Assistant Secretary of State under former President Bill Clinton, Raphel also served in USAID in Islamabad and political counselor in New Delhi in her long diplomatic career in South Asia.
She was married (later divorced) to the US Ambassador in Pakistan, Arnold Raphel, who was killed along with General Zia-ul Haq in a plane crash in 1988.
Raphel, who wielded enormous influence on US foreign policy in Afghanistan-Pakistan-India, has been supportive of talks with the Taliban when it took over Kabul and even after the 9/11 terror attacks. Incidentally, even as the US State Department designated Osama bin Laden as one of the biggest sponsors of terrorism, the Taliban regime which sheltered him in Afghanistan, was never declared a state sponsor of terrorism.
In India, she legitimized Pakistan's cross-border terrorism in Kashmir by setting up their political arm, Hurriyat Conference, which brought together pro-Pakistan and pro-independence Kashmiri separatists. Not only that, she persistently called Kashmir a 'disputed territory' and extended support to Kashmiri separatists, straining India-US relations while being an American diplomat in New Delhi.

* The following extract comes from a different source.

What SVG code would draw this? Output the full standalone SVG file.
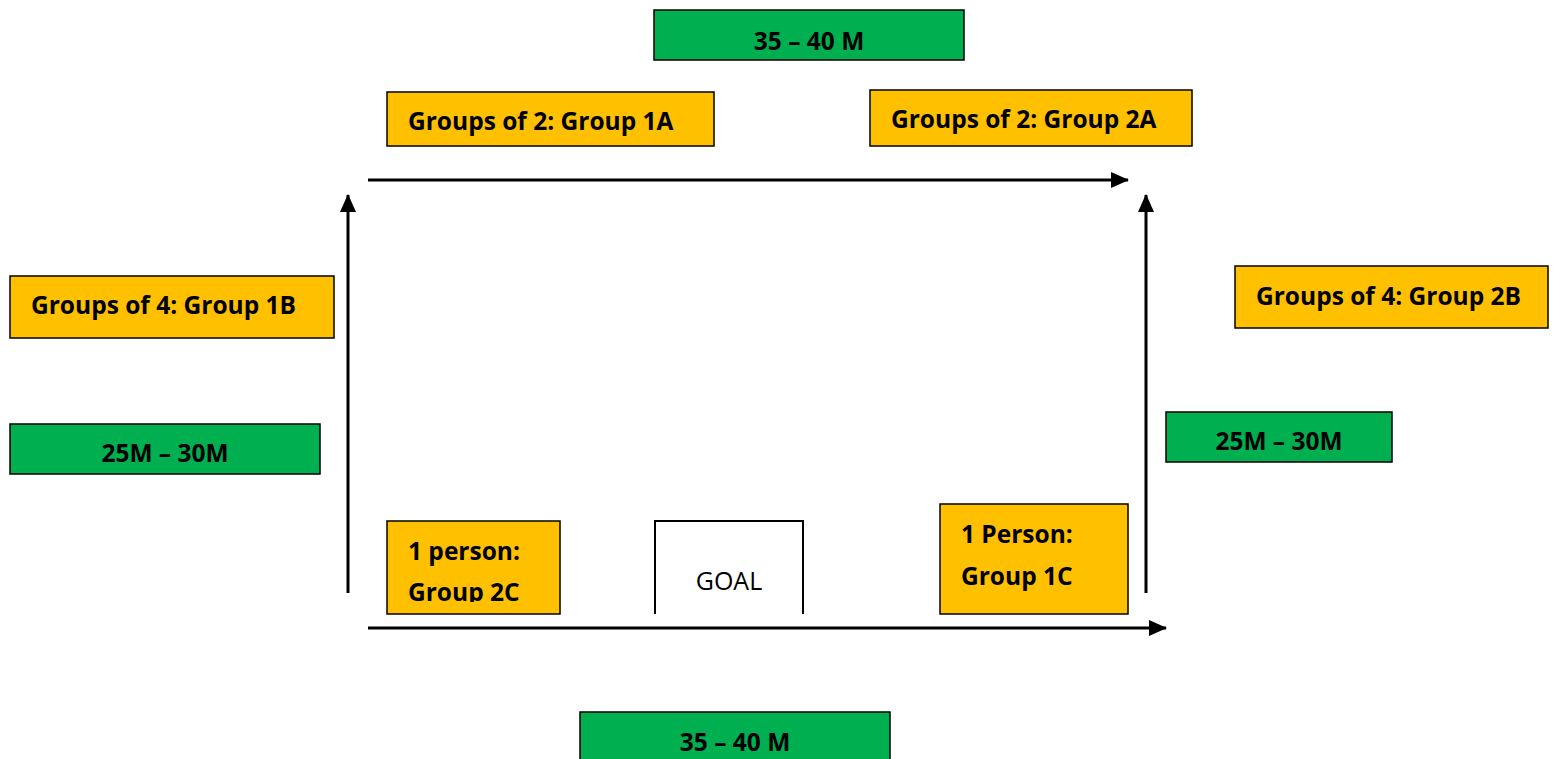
<svg xmlns="http://www.w3.org/2000/svg" width="1554" height="759" viewBox="0 0 1554 759">
<defs>
<style>
.y{fill:#FFC000;stroke:#000;stroke-width:1.5}
.g{fill:#00B050;stroke:#000;stroke-width:1.5}
.t{font-family:"Open Sans","Liberation Sans",sans-serif;font-weight:bold;font-size:24.5px;fill:#000}
.c{text-anchor:middle}
.ln{stroke:#000;stroke-width:3;fill:none}
</style>
<marker id="ah2" markerWidth="18" markerHeight="16" refX="17" refY="8" orient="auto" markerUnits="userSpaceOnUse" viewBox="0 0 18 16">
<path d="M0,0 L18,8 L0,16 Z" fill="#000"/>
</marker>
<clipPath id="c2c"><rect x="387" y="521" width="173" height="81"/></clipPath>
</defs>
<rect width="1554" height="759" fill="#fff"/>
<g id="connectors">
<line class="ln" x1="368" y1="180" x2="1128" y2="180" marker-end="url(#ah2)"/>
<line class="ln" x1="368" y1="628" x2="1166" y2="628" marker-end="url(#ah2)"/>
<line class="ln" x1="348" y1="593" x2="348" y2="195" marker-end="url(#ah2)"/>
<line class="ln" x1="1146" y1="593" x2="1146" y2="195" marker-end="url(#ah2)"/>
</g>
<g id="dist-top"><rect class="g" x="654" y="10" width="310" height="50"/><text class="t c" x="809" y="50">35 – 40 M</text></g>
<g id="group-1a"><rect class="y" x="387" y="92" width="327" height="54"/><text class="t" x="408" y="130">Groups of 2: Group 1A</text></g>
<g id="group-2a"><rect class="y" x="870" y="90" width="322" height="56"/><text class="t" x="891" y="128">Groups of 2: Group 2A</text></g>
<g id="group-1b"><rect class="y" x="10" y="276" width="324" height="62"/><text class="t" x="31" y="314">Groups of 4: Group 1B</text></g>
<g id="group-2b"><rect class="y" x="1235" y="266" width="313" height="62"/><text class="t" x="1256" y="305">Groups of 4: Group 2B</text></g>
<g id="dist-left"><rect class="g" x="10" y="424" width="310" height="50"/><text class="t c" x="165" y="462">25M – 30M</text></g>
<g id="dist-right"><rect class="g" x="1166" y="412" width="226" height="50"/><text class="t c" x="1279" y="450">25M – 30M</text></g>
<g id="group-2c"><rect class="y" x="387" y="521" width="173" height="93"/><g clip-path="url(#c2c)"><text class="t" x="408" y="560">1 person:</text><text class="t" x="408" y="601">Group 2C</text></g></g>
<g id="goal"><path d="M655,614 V521 H803 V614" fill="none" stroke="#000" stroke-width="2"/><text x="729" y="590" text-anchor="middle" font-family="Open Sans, Liberation Sans, sans-serif" font-size="25">GOAL</text></g>
<g id="group-1c"><rect class="y" x="940" y="504" width="188" height="110"/><text class="t" x="961" y="543">1 Person:</text><text class="t" x="961" y="585">Group 1C</text></g>
<g id="dist-bottom"><rect class="g" x="580" y="712" width="310" height="60"/><text class="t c" x="735" y="751">35 – 40 M</text></g>
</svg>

Her influence waned as India's economic growth story created its own clout in the US and George W. Bush changed US foreign policy in the region following the September 11, 2001 terror attacks.
An American citizen of Kashmiri origin, Ghulam Nabi Fai, who ran propaganda against India over Kashmir under his platform aKashmir American Council', was arrested in 2011 after relations between Islamabad and Washington deteriorated in the aftermath of the raid that killed Osama bin Laden in Pakistan.
He was suddenly released from jail after two years in 2013. Many security experts at the time speculated that he was set free in exchange of vital information on Raphel. Sources said, he too, like Raphel, is now back to holding anti-India conferences on Kashmir in the US.
"The latest is on March 21-22 in Texas with guests like Lord Nazir Ahmed, a member of UK house of lords who was recently caught on social media circulating fake news about Delhi riots," a source said.
The other participants of the conference are permanent representative of Pakistan to the UN, Munir Akram, advocate Sultan Memood and several Pakistani journalists.
Sources said all the anti-India moves in the US Congress and at several platforms over Kashmir since August 5, when the Modi government reorganized the state of Jammu and Kashmir and revoked its special status, are an outcome of the revival of the Robin Raphel-Ghulam Nabi Fai partnership.
"Even President Donald Trump's offer of mediation between India and Pakistan over Kashmir several times, since August last year, is a chapter from the same playbook," a source said.